In a sense, Apple might be a place where Cisco can find comfort in its time of trouble. People forget how screwed up Apple was in the 90s. The fact that Apple turned itself around can provide a ray of hope to Cisco shareholders and the company's beleaguered CEO, John Chambers. If Chambers can keep his job.
Server and PC marker Dell has also had its share of problems in recent years – accounting scandals, poor sales execution, exploding products – but of late, it has been on the upswing. It has had some success building custom servers for hyperscale data centers. It bought its way into the storage racket proper instead of just reselling other companies' kit (LSI and EMC, mainly). And it moved into services with its Perot Systems acquisition.
The rub is that Dell's networking business is no more real than its storage business used to be. It is merely rebranding kit from Brocade and others. Until Dell fixes that, it will not be a credible infrastructure stack player.
Meanwhile, Cisco has done a remarkable job building a server business out of nothing with its "California" Unified Computing System blade and rack servers – and with a fair amount of actual engineering – but it is not a profitable volume manufacturer any more than IBM was. Big Blue couldn't cut it in printers, memory, disk drives, and PCs, and Cisco is having trouble with anything other than core switches and routers.
One could argue that Cisco should not have entered the server market at all, but that is an over-simplified view. No doubt, the move into servers has not only annoyed Cisco's former partners in the server business, but compelled them to start selling their own networking products, either rebadged (from Brocade, Juniper, or Blade Network Technologies) or built with the help of ODMs (Sun and now Oracle does this, and so does Dell).
Hewlett-Packard has had a switching business for decades, and the company, like Cisco, predicted that over time, server and storage networking would converge and virtualize. This is the consensus view now among all server and network equipment makers these days, but it was probably a radical view years ago when Cisco hatched its plans for Project California. Once Cisco figured networks would converge and flatten, it had no choice but to enter the server space.

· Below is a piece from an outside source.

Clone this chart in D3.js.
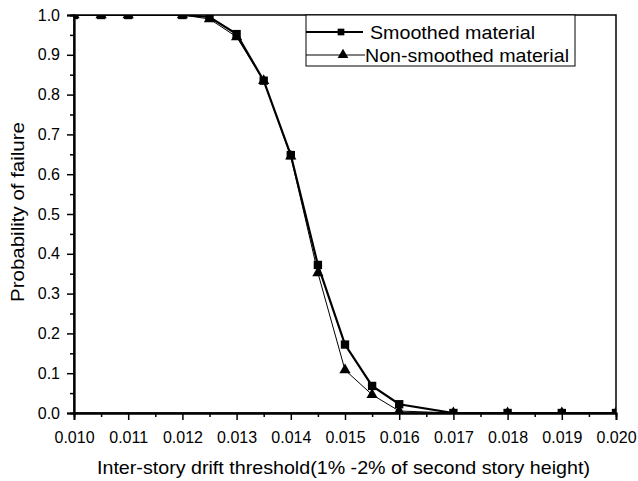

That flattening has been more of a problem than server-storage convergence. Cisco bought its way into switching, and convinced customers that the best way to build networks was with three tiers: an access layer, a distribution layer, and a core layer. But as companies go to build clouds of all types and styles, they want to get rid of that middle distribution layer and use leaf-spine architectures that are cheaper and, quite frankly, scale further and with less latency on fewer hops from server to server or server to storage.
This, more than anything else, is what is hurting Cisco's switching business. Mellanox, Juniper, Brocade, Extreme Networks, Arista Networks, and IBM can make faster and lower-cost top-of-rack switches, and there are cheaper alternatives to Cisco's end-of-row plain-vanilla Catalyst 6000 and converged Nexus 7000 switches.
Chambers may believe that the price/performance of the Nexus 7000 compared to earlier Catalyst products is what is driving Cisco's switching biz down. But it is probably more accurate to say that Cisco's prices are too high relative to the competition, which is like a swarm of piranhas around the juicy Cisco carcass that has fallen into the Amazon.
Maybe Cisco should have not bragged about its router and switching hardware margins quite so loudly? You sow the seeds of your own destruction. Or, perhaps, resurrection.
Cisco's entry into the server market in March 2009 caused the server makers to get their networking acts together, or at least make an attempt at it. And this will presumably be good for customers, although I would say that tightly integrated stacks usually tempt vendors to milk their customers.
Think IBM's AS/400 midrange customers, who paid for every point of market share that Big Blue gained in the Unix racket in the past fifteen years with exorbitant hardware and software pricing, or IBM's mainframe customers, who pay felonious prices for their hardware and software because they really don't have another choice.